Loser: A Very Long, Rainy Field Goal
The Patriots came a few inches from beating Brady. Trailing 19-17, Belichick sent kicker Nick Folk out to attempt a potential game-winning 56-yard field goal. It slammed off the left upright, unleashing one of the most powerful DOINKs in NFL history. Just a beautiful timbre, richer and deeper than any upright you've ever heard. That upright, honestly, is the Adele of uprights.
The Patriots' 20-year dynasty was built with help from the legs of two incredible kickers. The early Pats championships featured multiple game-winning kicks by Adam Vinatieri, who holds the NFL's all-time scoring record. He left in free agency in 2006, and somehow, the Pats found an even better kicker-Stephen Gostkowski, who is ninth all time in field goal accuracy. It's an almost unrivaled stretch of kicking excellence; there's no other team in the NFL that hasn't had at least one period in the last 20 years when they couldn't find a kicker worth a damn.
That streak ended in 2019, when Gostkowski struggled deeply and eventually got injured. The Pats turned to Folk, who was cut by the Buccaneers during a brutal 2017 campaign, couldn't find an NFL team in 2018, and played in the AAF in 2019. Considering his last few seasons before signing with New England, Folk has been pretty good-he came into Sunday having made 49 of 54 attempts with the team.

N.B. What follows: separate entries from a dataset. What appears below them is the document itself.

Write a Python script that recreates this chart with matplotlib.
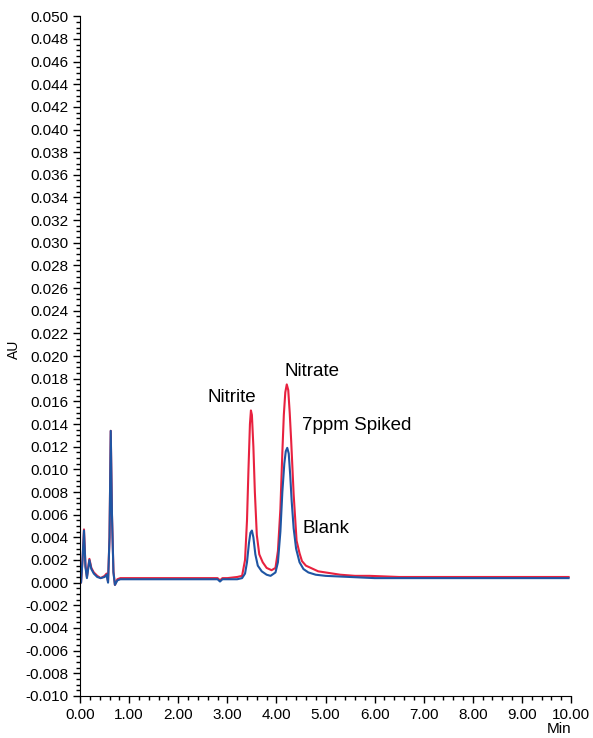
import numpy as np
import matplotlib
matplotlib.use("Agg")
import matplotlib.pyplot as plt
from matplotlib.ticker import MultipleLocator, FormatStrFormatter

plt.rcParams["font.family"] = ["Liberation Sans", "DejaVu Sans"]

# 7ppm spiked trace (red)
spiked_t = [0.00, 0.02, 0.05, 0.08, 0.11, 0.14, 0.19, 0.23, 0.28, 0.35, 0.42, 0.50,
            0.54, 0.57, 0.60, 0.625, 0.65, 0.68, 0.71, 0.76, 0.82, 1.00, 1.50, 2.00,
            2.50, 2.80, 2.85, 2.90, 3.00, 3.20, 3.30, 3.36, 3.40, 3.43, 3.46, 3.48,
            3.50, 3.53, 3.56, 3.60, 3.65, 3.72, 3.80, 3.90, 3.98, 4.03, 4.08, 4.12,
            4.15, 4.18, 4.21, 4.24, 4.27, 4.30, 4.35, 4.41, 4.47, 4.52, 4.60, 4.70,
            4.85, 5.00, 5.30, 5.60, 5.90, 6.50, 7.00, 8.00, 9.00, 9.95]
spiked_au = [0.0000, 0.0000, 0.0020, 0.0047, 0.0015, 0.0005, 0.0021, 0.0013, 0.0009,
             0.0006, 0.0004, 0.0006, 0.0008, 0.0001, 0.0040, 0.0134, 0.0060, 0.0010,
             -0.0002, 0.0003, 0.0004, 0.0004, 0.0004, 0.0004, 0.0004, 0.0004, 0.0002,
             0.0004, 0.0004, 0.0005, 0.0006, 0.0020, 0.0055, 0.0100, 0.0140, 0.0152,
             0.0148, 0.0120, 0.0080, 0.0042, 0.0025, 0.0018, 0.0013, 0.0011, 0.0013,
             0.0028, 0.0065, 0.0115, 0.0148, 0.0168, 0.0175, 0.0170, 0.0150, 0.0125,
             0.0078, 0.0037, 0.0026, 0.0019, 0.0015, 0.0013, 0.0010, 0.0009, 0.0007,
             0.0006, 0.0006, 0.0005, 0.0005, 0.0005, 0.0005, 0.0005]

# blank trace (blue)
blank_t = [0.00, 0.02, 0.05, 0.08, 0.11, 0.14, 0.19, 0.23, 0.28, 0.35, 0.42, 0.50,
           0.54, 0.57, 0.60, 0.625, 0.65, 0.68, 0.71, 0.76, 0.82, 1.00, 1.50, 2.00,
           2.50, 2.80, 2.85, 2.90, 3.00, 3.20, 3.30, 3.36, 3.40, 3.44, 3.47, 3.50,
           3.53, 3.57, 3.62, 3.70, 3.80, 3.88, 3.98, 4.03, 4.08, 4.12, 4.16, 4.19,
           4.22, 4.25, 4.28, 4.31, 4.35, 4.40, 4.47, 4.55, 4.65, 4.80, 5.00, 5.50,
           6.00, 7.00, 8.00, 9.00, 9.95]
blank_au = [0.0000, 0.0000, 0.0020, 0.0046, 0.0014, 0.0004, 0.0020, 0.0012, 0.0008,
            0.0005, 0.0004, 0.0005, 0.0007, 0.0000, 0.0040, 0.0134, 0.0060, 0.0009,
            -0.0002, 0.0002, 0.0003, 0.0003, 0.0003, 0.0003, 0.0003, 0.0003, 0.0001,
            0.0003, 0.0003, 0.0003, 0.0004, 0.0008, 0.0018, 0.0035, 0.0044, 0.0046,
            0.0040, 0.0025, 0.0015, 0.0010, 0.0007, 0.0006, 0.0009, 0.0018, 0.0045,
            0.0080, 0.0105, 0.0116, 0.0119, 0.0114, 0.0095, 0.0072, 0.0048, 0.0030,
            0.0018, 0.0012, 0.0009, 0.0007, 0.0006, 0.0005, 0.0004, 0.0004, 0.0004,
            0.0004, 0.0004]

fig = plt.figure(figsize=(5.93, 7.38), dpi=100)
ax = fig.add_axes([0.135, 0.057, 0.828, 0.921])

ax.plot(spiked_t, spiked_au, color="#e8213f", lw=1.5)
ax.plot(blank_t, blank_au, color="#1f55a3", lw=1.5)

ax.text(3.10, 0.0163, "Nitrite", fontsize=13.5, ha="center", va="center")
ax.text(4.72, 0.0186, "Nitrate", fontsize=13.5, ha="center", va="center")
ax.text(4.52, 0.0139, "7ppm Spiked", fontsize=13.5, ha="left", va="center")
ax.text(4.53, 0.0048, "Blank", fontsize=13.5, ha="left", va="center")

ax.set_xlim(0, 10)
ax.set_ylim(-0.010, 0.050)
ax.xaxis.set_major_locator(MultipleLocator(1))
ax.xaxis.set_minor_locator(MultipleLocator(0.2))
ax.yaxis.set_major_locator(MultipleLocator(0.002))
ax.yaxis.set_minor_locator(MultipleLocator(0.0005))
ax.xaxis.set_major_formatter(FormatStrFormatter("%.2f"))
ax.yaxis.set_major_formatter(FormatStrFormatter("%.3f"))
ax.tick_params(which="major", length=5, width=1, labelsize=11, color="black")
ax.tick_params(which="minor", length=3, width=1)
ax.spines["top"].set_visible(False)
ax.spines["right"].set_visible(False)

fig.text(0.024, 0.527, "AU", fontsize=10, rotation=90, ha="center", va="center")
fig.text(0.963, 0.012, "Min", fontsize=11, ha="right", va="center")

fig.savefig("out.png", dpi=100)
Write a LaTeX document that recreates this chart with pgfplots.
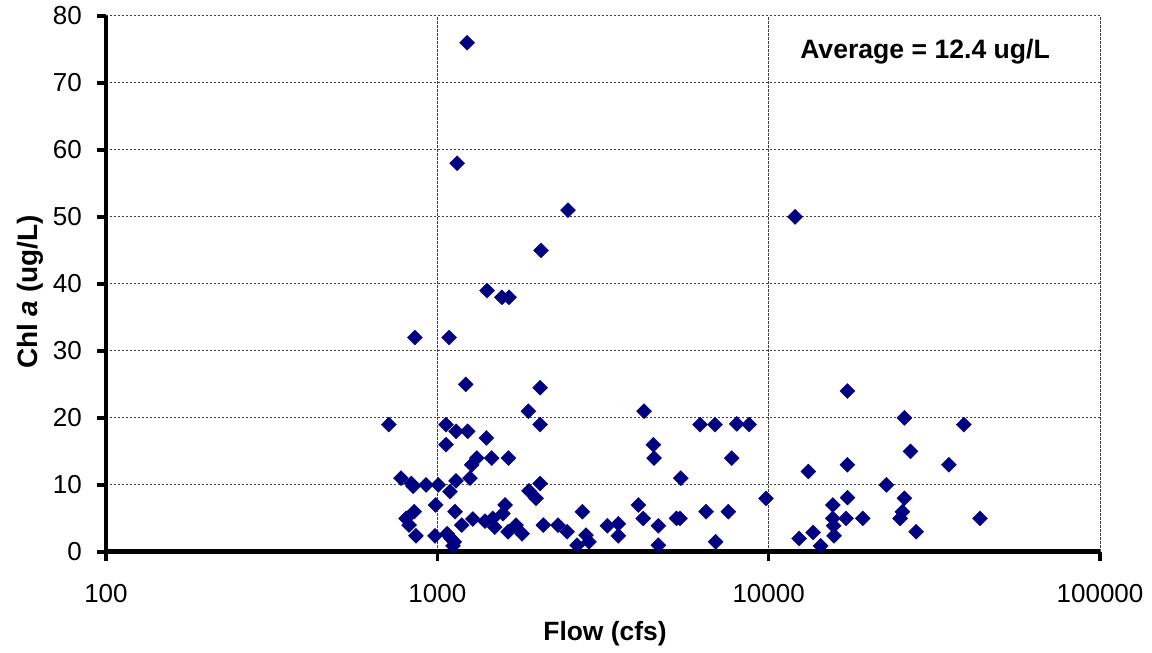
\documentclass[border=0pt]{standalone}
\usepackage{fontspec}
\setmainfont{Liberation Sans}
\usepackage{pgfplots}
\pgfplotsset{compat=1.18}
\definecolor{navyd}{RGB}{0,0,128}
\begin{document}
\begin{tikzpicture}
\begin{axis}[
  scale only axis,
  width=497pt, height=268pt,
  xmode=log, log basis x=10,
  xmin=100, xmax=100000,
  ymin=0, ymax=80,
  xtick={100,1000,10000,100000},
  xticklabels={100,1000,10000,100000},
  xminorticks=false,
  ytick={0,10,...,80},
  axis x line*=bottom, axis y line*=left,
  axis line style={line width=2.4pt, -},
  tick style={line width=1.8pt, black},
  tick align=outside,
  major tick length=4.5pt,
  grid=major,
  major grid style={black!75, line width=0.4pt, dash pattern=on 1.2pt off 0.8pt},
  /pgf/number format/assume math mode=true,
  ticklabel style={font=\fontsize{13}{15}\selectfont},
  xticklabel style={yshift=-8pt},
  yticklabel style={xshift=-4pt},
  xlabel={\textbf{Flow (cfs)}},
  ylabel={\textbf{Chl \textit{a} (ug/L)}},
  xlabel style={font=\fontsize{13.2}{15}\selectfont, at={(axis description cs:0.502,-0.153)}, anchor=center},
  ylabel style={font=\fontsize{14}{16}\selectfont, at={(axis description cs:-0.0765,0.485)}, anchor=center},
  clip=false,
]
\addplot[only marks, mark=square*, mark size=2.65pt, mark options={rotate=45, fill=navyd, draw=navyd, line width=0.2pt}] coordinates {
(1230,76) (1147,58) (2480,51) (12016,50) (2056,45) (1413,39) (1567,38) (1646,38)
(856,32) (1085,32) (1218,25) (2043,24.5) (1883,21) (2043,19) (4206,21) (714,19)
(1062,19) (1139,18) (1235,18) (1406,17) (1062,16) (4488,16) (4510,14) (1316,14)
(1270,13) (1459,14) (1639,14) (1255,11) (1139,10.6) (777,11) (835,10.2) (845,9.8)
(925,10) (1007,10) (1092,9) (2043,10.2) (1892,9.1) (1986,8) (989,7) (1131,6)
(852,6) (805,5) (822,4) (862,2.4) (984,2.4) (1070,2.7) (1100,2) (1125,1.5)
(1115,0.9) (1185,4) (1280,4.9) (1393,4.6) (1470,5) (1490,3.7) (1601,7) (1578,5.7)
(1635,3) (1728,4) (1802,2.7) (2089,4) (2314,4) (2464,3) (2740,6) (2641,1)
(2811,2.5) (2870,1.5) (3260,3.9) (3518,4.2) (3518,2.4) (4045,7) (4180,5) (6209,19)
(6887,19) (8015,19.1) (8730,19) (7741,14) (5430,11) (9816,8) (4645,3.9) (4645,1)
(5270,5) (5403,5) (6472,6) (7555,6) (6918,1.5) (13183,12) (17280,24) (17280,13)
(17300,8.1) (15615,7) (15615,5) (15700,3.9) (15750,2.4) (17125,5) (19230,5) (12352,2)
(13620,2.9) (14350,0.9) (25680,20) (38820,19) (26780,15) (34970,13) (22660,10) (25680,8)
(25330,6) (24930,5) (27860,3) (43450,5)
};
\node[font=\bfseries\fontsize{13.3}{15}\selectfont, anchor=center] at (axis description cs:0.824,0.933) {Average = 12.4 ug/L};
\path (axis description cs:-0.1066,-0.1847) rectangle (axis description cs:1.0523,1.0261);
\end{axis}
\end{tikzpicture}
\end{document}
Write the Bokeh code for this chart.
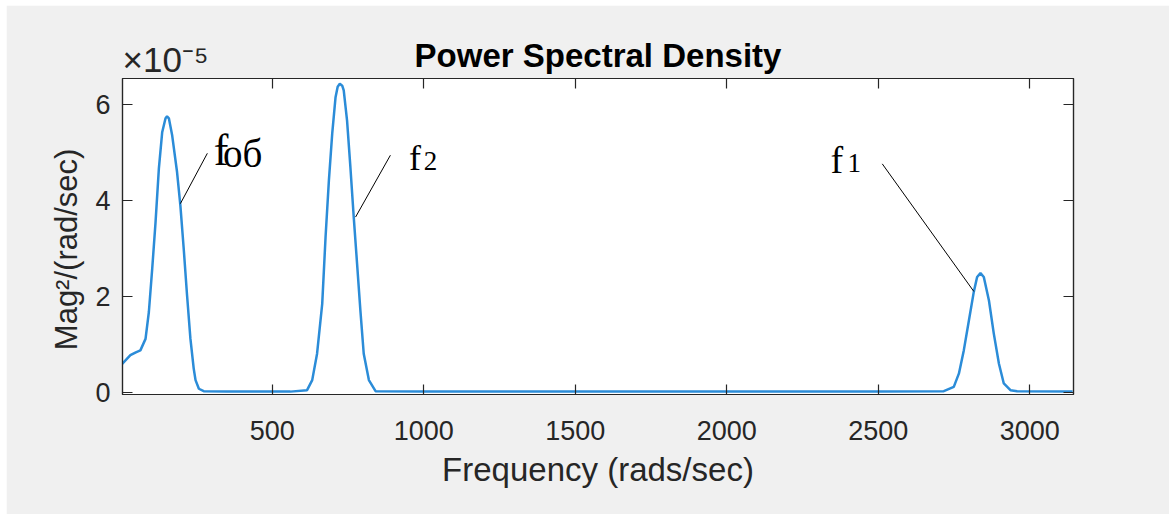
from bokeh.plotting import figure
from bokeh.models import Range1d, FixedTicker, LinearAxis, Label, CustomJSTickFormatter
from bokeh.embed import file_html
from bokeh.resources import INLINE

# ---- data (PSD, units of 1e-5 Mag^2/(rad/sec)) ----
freq = [5, 32, 50, 65, 82, 93, 104, 115, 126, 137, 148, 153, 159, 170, 186, 197, 208, 219, 230,
        241, 247, 258, 274, 350, 450, 560, 615, 632, 648, 665, 676, 687, 698, 709, 716, 723, 731,
        736, 747, 758, 769, 780, 791, 802, 819, 841, 1000, 1500, 2000, 2500, 2716, 2749, 2766,
        2782, 2799, 2815, 2826, 2837, 2848, 2865, 2881, 2898, 2914, 2936, 2958, 3141]
psd = [0.60, 0.78, 0.84, 0.88, 1.12, 1.68, 2.58, 3.55, 4.67, 5.43, 5.72, 5.76, 5.72, 5.36, 4.60,
       3.90, 3.00, 2.03, 1.13, 0.50, 0.26, 0.08, 0.03, 0.02, 0.02, 0.02, 0.05, 0.26, 0.81, 1.85,
       3.24, 4.42, 5.40, 6.16, 6.38, 6.44, 6.40, 6.30, 5.67, 4.70, 3.66, 2.69, 1.71, 0.81, 0.26,
       0.03, 0.02, 0.02, 0.02, 0.02, 0.03, 0.12, 0.40, 0.88, 1.51, 2.10, 2.41, 2.49, 2.41, 1.92,
       1.23, 0.60, 0.19, 0.05, 0.03, 0.02]
x_ticks = [500, 1000, 1500, 2000, 2500, 3000]
y_ticks = [0, 2, 4, 6]

title_text = "Power Spectral Density"
exp_text = "×10⁻⁵"
exp_at = 148  # x position (data) over which the exponent is centred

# annotation leader lines (x0, y0) -> (x1, y1) in data coords
lead_x0 = [197, 775, 2513]
lead_y0 = [3.94, 3.66, 4.77]
lead_x1 = [286, 890, 2815]
lead_y1 = [4.99, 4.95, 2.11]

AX = "#262626"
BG = "#f0f0f0"
SANS = "Liberation Sans"
SERIF = "Liberation Serif"
NBSP = "\u00a0"

p = figure(width=1163, height=509, output_backend="svg", toolbar_location=None,
           x_range=Range1d(6, 3144), y_range=Range1d(-0.04, 6.55),
           min_border_left=116, min_border_right=96, min_border_top=73, min_border_bottom=120,
           background_fill_color="white", border_fill_color=BG,
           outline_line_color=AX, outline_line_width=1.2)
p.margin = (5, 0, 0, 6)
p.grid.visible = False
p.title.visible = False

for ax in (p.xaxis[0], p.yaxis[0]):
    ax.axis_line_color = AX
    ax.axis_line_width = 1.2
    ax.major_tick_line_color = AX
    ax.major_tick_line_width = 1.2
    ax.major_tick_in = 10
    ax.major_tick_out = 0
    ax.minor_tick_line_color = None
    ax.major_label_text_font = SANS
    ax.major_label_text_font_size = "27px"
    ax.major_label_text_color = AX
    ax.axis_label_text_font = SANS
    ax.axis_label_text_font_style = "normal"
    ax.axis_label_text_color = AX

p.xaxis[0].axis_label_text_font_size = "33px"
p.yaxis[0].axis_label_text_font_size = "31px"
p.xaxis[0].ticker = FixedTicker(ticks=x_ticks)
p.yaxis[0].ticker = FixedTicker(ticks=y_ticks)
p.xaxis[0].axis_label = "Frequency (rads/sec)"
p.yaxis[0].axis_label = "Mag²/(rad/sec)" + NBSP * 3
p.xaxis[0].major_label_standoff = 26
p.yaxis[0].major_label_standoff = 12
p.xaxis[0].axis_label_standoff = 8
p.yaxis[0].axis_label_standoff = 8

# right axis: inner ticks only
right = LinearAxis(ticker=FixedTicker(ticks=y_ticks),
                   formatter=CustomJSTickFormatter(code="return ''"),
                   axis_line_color=AX, axis_line_width=1.2, major_tick_line_color=AX,
                   major_tick_line_width=1.2, major_tick_in=10, major_tick_out=0,
                   minor_tick_line_color=None, major_label_standoff=0,
                   major_label_text_font_size="1px")
p.add_layout(right, "right")

# top axis: inner ticks (as minor ticks), exponent as the only tick label, title as axis label
top = LinearAxis(ticker=FixedTicker(ticks=[exp_at], minor_ticks=x_ticks),
                 major_label_overrides={exp_at: exp_text},
                 axis_line_color=AX, axis_line_width=1.2,
                 major_tick_line_color=None, major_tick_in=0, major_tick_out=0,
                 minor_tick_line_color=AX, minor_tick_line_width=1.2,
                 minor_tick_in=10, minor_tick_out=0,
                 major_label_standoff=0, major_label_text_font=SANS,
                 major_label_text_font_size="35px", major_label_text_color=AX,
                 axis_label=title_text, axis_label_text_font=SANS,
                 axis_label_text_font_size="33px", axis_label_text_font_style="bold",
                 axis_label_text_color="black")
try:
    top.axis_label_standoff = -37
except Exception:
    top.axis_label_standoff = 0
p.add_layout(top, "above")

p.line(freq, psd, line_color="#2b8cd8", line_width=2.5)
p.segment(lead_x0, lead_y0, lead_x1, lead_y1, line_color="black", line_width=1)


# peak annotations
def note(x, y, t, size):
    p.add_layout(Label(x=x, y=y, text=t, text_font=SERIF, text_font_size=size,
                       text_color="black", text_baseline="middle"))


note(307, 5.05, "f", "44px")
note(338, 4.98, "об", "39px")
note(951, 4.90, "f", "36px")
note(1000, 4.83, "2", "27px")
note(2342, 4.86, "f", "38px")
note(2398, 4.78, "1", "27px")

open("out.html", "w").write(file_html(p, INLINE))
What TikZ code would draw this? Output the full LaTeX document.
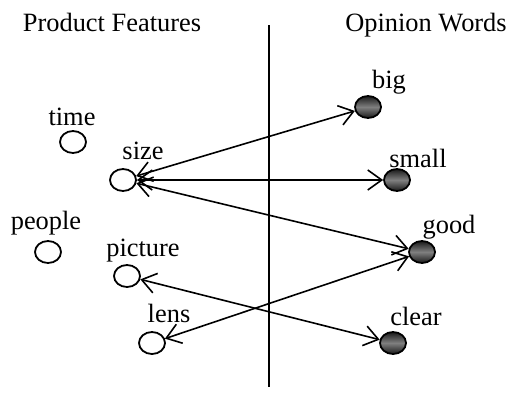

But Folk was injured all week-he was listed as questionable for Sunday night's game with a left knee injury. (Believe it or not, both legs are important for kicking field goals.) And Folk's career long was 56 yards, the exact length the Patriots needed him to hit. Oh, and it was pouring rain in Foxborough Sunday night. The Pats had a fourth-and-3; they obviously should've gone for it instead of asking their injured kicker to attempt the longest kick of his life in the worst possible weather conditions for kicking.
All things considered, Folk kicked the hell out of that ball. He had the leg, despite the conditions, and was only a few inches off. Justin Tucker will be remembered forever for a kick that would've missed if it had been a foot shorter; Folk won't be remembered as the guy who helped the Pats beat Brady because his kick was a foot too far left. What a doinking game.